**INFORMATION SHOWN**
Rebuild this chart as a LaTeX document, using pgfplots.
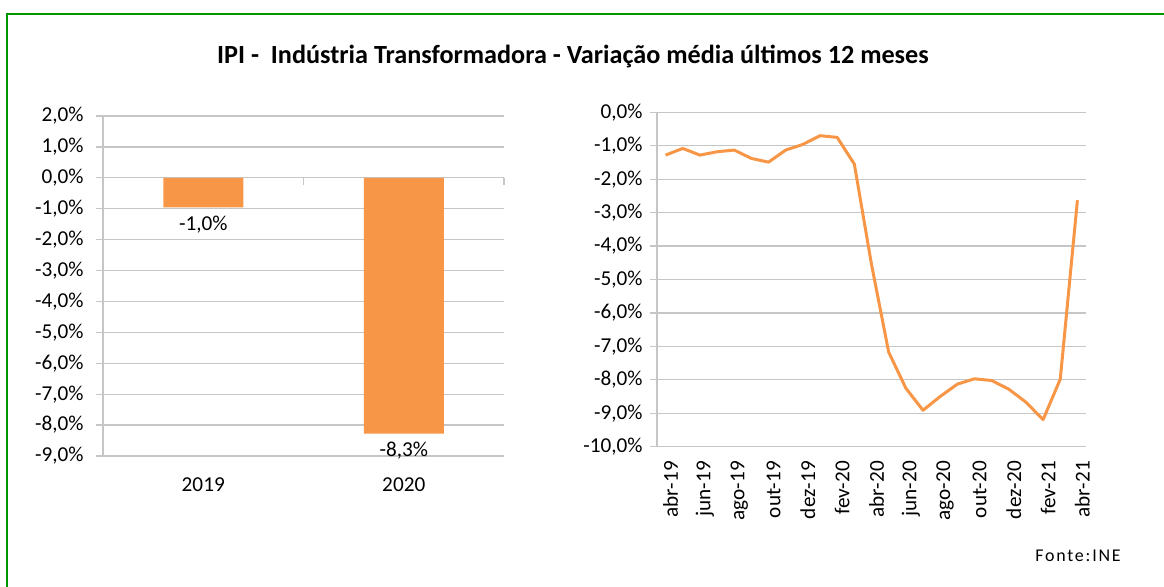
\documentclass[border=0pt]{standalone}
\usepackage{fontspec}
\setmainfont{Carlito}
\usepackage{pgfplots}
\pgfplotsset{compat=1.18}
\definecolor{barorange}{HTML}{F79646}
\definecolor{gridgray}{HTML}{C6C6C6}
\definecolor{framegreen}{RGB}{0,150,0}
\begin{document}
\begin{tikzpicture}[x=1bp,y=1bp]
\path[use as bounding box] (0bp,0bp) rectangle (1164bp,587bp);
\draw[framegreen, line width=2bp] (6.5bp,-5bp) -- (6.5bp,573bp) -- (1170bp,573bp);
\node[font=\fontsize{26.3}{30}\selectfont\bfseries] at (573bp,531bp) {IPI -\ \ Indústria Transformadora - Variação média últimos 12 meses};
\node[font=\fontsize{18}{22}\selectfont\addfontfeature{LetterSpace=10}] at (1078bp,31bp) {Fonte:INE};
\pgfplotsset{
  common/.style={
    scale only axis,
    /pgf/number format/assume math mode=true,
    tick label style={font=\fontsize{21.3}{25}\selectfont},
    ymajorgrids,
    grid style={gridgray, line width=1.3bp},
    axis x line=bottom, axis y line=left,
    axis line style={gridgray, line width=1.3bp, -},
    ytick style={gridgray, line width=1.3bp},
    xtick style={draw=none},
    tick align=outside,
    major tick length=7bp,
    yticklabel={\pgfmathprintnumber[fixed,fixed zerofill,precision=1,use comma]{\tick}\%},
    clip=false,
  }
}
\begin{axis}[common,
  at={(103bp,131bp)}, anchor=south west, width=401bp, height=340bp,
  xmin=-0.5, xmax=1.5, ymin=-9, ymax=2, ytick={-9,-8,...,2},
  xtick={0,1}, xticklabels={2019,2020},
  xticklabel style={yshift=-11bp},
  yticklabel style={xshift=-9bp},
]
\draw[gridgray, line width=1.3bp] (axis cs:-0.5,0) -- (axis cs:1.5,0);
\draw[gridgray, line width=1.3bp] (axis cs:0.5,0) -- ([yshift=-7bp]axis cs:0.5,0);
\draw[gridgray, line width=1.3bp] (axis cs:1.5,0) -- ([yshift=-7bp]axis cs:1.5,0);
\addplot[ybar, fill=barorange, draw=none, bar width=80bp,
  nodes near coords, point meta=explicit symbolic,
  every node near coord/.append style={font=\fontsize{21.3}{25}\selectfont, black, anchor=north, yshift=-5bp}]
  coordinates {(0,-0.96) [-1,0\%] (1,-8.28) [-8,3\%]};
\end{axis}
\begin{axis}[common,
  at={(657bp,140.3bp)}, anchor=south west, width=429bp, height=334.4bp,
  xmin=-0.5, xmax=24.5, ymin=-10, ymax=0, ytick={-10,-9,...,0},
  xtick={0,2,...,24},
  xticklabels={abr-19,jun-19,ago-19,out-19,dez-19,fev-20,abr-20,jun-20,ago-20,out-20,dez-20,fev-21,abr-21},
  xticklabel style={xshift=5bp, yshift=-4bp, rotate=90, anchor=east},
  yticklabel style={xshift=-4bp},
]
\addplot[barorange, line width=3bp, line join=round, mark=none] coordinates {
(0,-1.28) (1,-1.08) (2,-1.28) (3,-1.18) (4,-1.13) (5,-1.38) (6,-1.49) (7,-1.13)
(8,-0.96) (9,-0.70) (10,-0.75) (11,-1.55) (12,-4.55) (13,-7.17) (14,-8.25)
(15,-8.91) (16,-8.50) (17,-8.13) (18,-7.97) (19,-8.02) (20,-8.28) (21,-8.67)
(22,-9.19) (23,-7.98) (24,-2.63)};
\end{axis}
\end{tikzpicture}
\end{document}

**EXERCISE PROMPT**
Give the data above again in full and unchanged, skipping the pictures.

**TASK RESPONSE**
Rebuild this chart as a LaTeX document, using pgfplots.
\documentclass[border=0pt]{standalone}
\usepackage{fontspec}
\setmainfont{Carlito}
\usepackage{pgfplots}
\pgfplotsset{compat=1.18}
\definecolor{barorange}{HTML}{F79646}
\definecolor{gridgray}{HTML}{C6C6C6}
\definecolor{framegreen}{RGB}{0,150,0}
\begin{document}
\begin{tikzpicture}[x=1bp,y=1bp]
\path[use as bounding box] (0bp,0bp) rectangle (1164bp,587bp);
\draw[framegreen, line width=2bp] (6.5bp,-5bp) -- (6.5bp,573bp) -- (1170bp,573bp);
\node[font=\fontsize{26.3}{30}\selectfont\bfseries] at (573bp,531bp) {IPI -\ \ Indústria Transformadora - Variação média últimos 12 meses};
\node[font=\fontsize{18}{22}\selectfont\addfontfeature{LetterSpace=10}] at (1078bp,31bp) {Fonte:INE};
\pgfplotsset{
  common/.style={
    scale only axis,
    /pgf/number format/assume math mode=true,
    tick label style={font=\fontsize{21.3}{25}\selectfont},
    ymajorgrids,
    grid style={gridgray, line width=1.3bp},
    axis x line=bottom, axis y line=left,
    axis line style={gridgray, line width=1.3bp, -},
    ytick style={gridgray, line width=1.3bp},
    xtick style={draw=none},
    tick align=outside,
    major tick length=7bp,
    yticklabel={\pgfmathprintnumber[fixed,fixed zerofill,precision=1,use comma]{\tick}\%},
    clip=false,
  }
}
\begin{axis}[common,
  at={(103bp,131bp)}, anchor=south west, width=401bp, height=340bp,
  xmin=-0.5, xmax=1.5, ymin=-9, ymax=2, ytick={-9,-8,...,2},
  xtick={0,1}, xticklabels={2019,2020},
  xticklabel style={yshift=-11bp},
  yticklabel style={xshift=-9bp},
]
\draw[gridgray, line width=1.3bp] (axis cs:-0.5,0) -- (axis cs:1.5,0);
\draw[gridgray, line width=1.3bp] (axis cs:0.5,0) -- ([yshift=-7bp]axis cs:0.5,0);
\draw[gridgray, line width=1.3bp] (axis cs:1.5,0) -- ([yshift=-7bp]axis cs:1.5,0);
\addplot[ybar, fill=barorange, draw=none, bar width=80bp,
  nodes near coords, point meta=explicit symbolic,
  every node near coord/.append style={font=\fontsize{21.3}{25}\selectfont, black, anchor=north, yshift=-5bp}]
  coordinates {(0,-0.96) [-1,0\%] (1,-8.28) [-8,3\%]};
\end{axis}
\begin{axis}[common,
  at={(657bp,140.3bp)}, anchor=south west, width=429bp, height=334.4bp,
  xmin=-0.5, xmax=24.5, ymin=-10, ymax=0, ytick={-10,-9,...,0},
  xtick={0,2,...,24},
  xticklabels={abr-19,jun-19,ago-19,out-19,dez-19,fev-20,abr-20,jun-20,ago-20,out-20,dez-20,fev-21,abr-21},
  xticklabel style={xshift=5bp, yshift=-4bp, rotate=90, anchor=east},
  yticklabel style={xshift=-4bp},
]
\addplot[barorange, line width=3bp, line join=round, mark=none] coordinates {
(0,-1.28) (1,-1.08) (2,-1.28) (3,-1.18) (4,-1.13) (5,-1.38) (6,-1.49) (7,-1.13)
(8,-0.96) (9,-0.70) (10,-0.75) (11,-1.55) (12,-4.55) (13,-7.17) (14,-8.25)
(15,-8.91) (16,-8.50) (17,-8.13) (18,-7.97) (19,-8.02) (20,-8.28) (21,-8.67)
(22,-9.19) (23,-7.98) (24,-2.63)};
\end{axis}
\end{tikzpicture}
\end{document}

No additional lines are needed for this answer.